As it stands, a project would first have to pass through one regional process, with its specific metrics and an independent model built for that study year. Then it would have to pass an interregional process with specific metrics. Lastly, it would have to pass the final regional process again with its specific metrics and model, NIPSCO said.
“Over 10 years of history have verified that no developer has had the necessary foresight or fortitude to successfully run the gauntlet of the MISO-PJM interregional process. NIPSCO, therefore, does not believe that it is possible for a project to navigate all three existing processes.”
NIPSCO is not alone in that view.
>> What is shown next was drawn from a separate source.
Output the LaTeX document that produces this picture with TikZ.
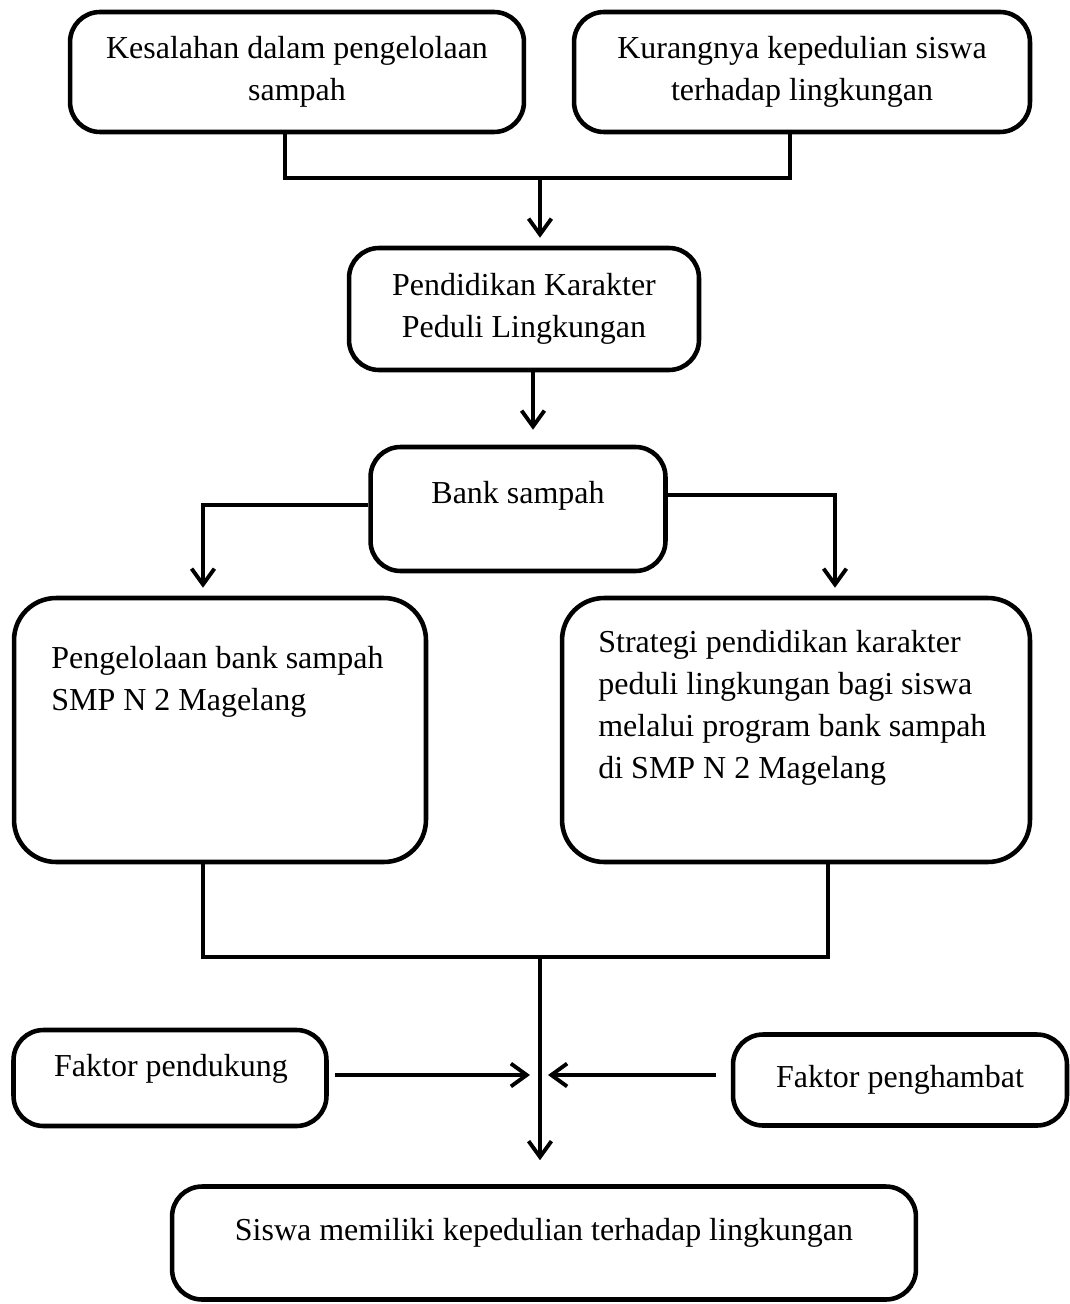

Southern Indiana Gas & Electric also faulted the three-step process in its response to FERC’s questions.
Other Views
But other stakeholders, including ITC Transmission, said they don’t believe that forcing the cross-border and regional transmission planning processes to run concurrently is the most effective approach. ITC recommends that FERC require MISO and PJM to eliminate the three-step approval process altogether.
Instead, ITC said that projects approved in the coordinated system plan under provisions of the MISO-PJM Joint Operating Agreement should automatically be recommended for approval by both RTOs for cost allocation in their respective regional transmission plans.
“MISO and PJM should also establish a new project category for ‘interregional projects’ in their respective regional planning processes,” ITC said.
Among other stakeholders weighing in is AEP, which maintains that modifying the JOA to conduct concurrent joint and regional studies with identical criteria “is simply untenable.”
AEP said each RTO has planning criteria to address its regional needs, plus has to coordinate with other transmission systems whose regional planning criteria may differ. AEP also said FERC Order 1000 specifically recognizes that regional differences are valid.
As for cross-border market efficiency projects, AEP suggests that each RTO use its regional study process to quantify its regional market efficiency needs and congested flowgates. They also should invite stakeholders to submit both regional and interregional proposals.
“If the sum of each RTO’s portion meets or exceeds the total cost of the interregional proposal, then the proposed interregional project would be included in the list of finalists from which the most efficient and cost-effective projects would be selected,” AEP said.
Cost apportionment of approved cross-border projects would be in proportion to the market efficiency benefits that each RTO derives, AEP said.
RTOs: Process is Improving
MISO and PJM rejected assertions that their regional transmission planning cycles are impeding cross-border projects.
In joint comments to FERC, the RTOs say they already have a “highly aligned” interregional planning cycle.
In a joint 2014 study, both RTOs evaluated cross-border transmission issues and identified opportunities for more than 80 projects “using a single model with a single set of mutually agreed upon assumptions.”
“Although no project passed the interregional or regional criteria, any interregional projects would have had timely approval in both the regional and interregional processes,” the RTOs said. “Accordingly, the respective planning cycle timing and synchronization was not an issue; rather, the fact that projects did not pass the cost/benefit analysis exclusively relates to the criteria themselves rather than any mismatch in the timing or lack of coordination between the interregional planning analysis and the respective RTEP and MTEP processes.”
‘Quick Hit’ Projects
Since NIPSCO’s complaint, the RTOs noted, they have proposed to build at least 26 “quick hit” transmission projects that could be done quickly and cheaply on lower voltage flowgates to address constraints on both sides of their seam. (See MISO, PJM Ponder List of ‘Quick Hit’ Upgrades).
PJM officials told the Transmission Expansion Advisory Committee last week that the projects could eliminate $280 million of the $400 million in annual congestion at the top 38 historical market-to-market constraints.
PJM’s Chuck Liebold said the quick-hit effort resulted after planners asked themselves, “Are we missing something that would be easy to do?”
“We’re trying to do the right thing,” he said. “We’ve had studies that haven’t produced any projects.”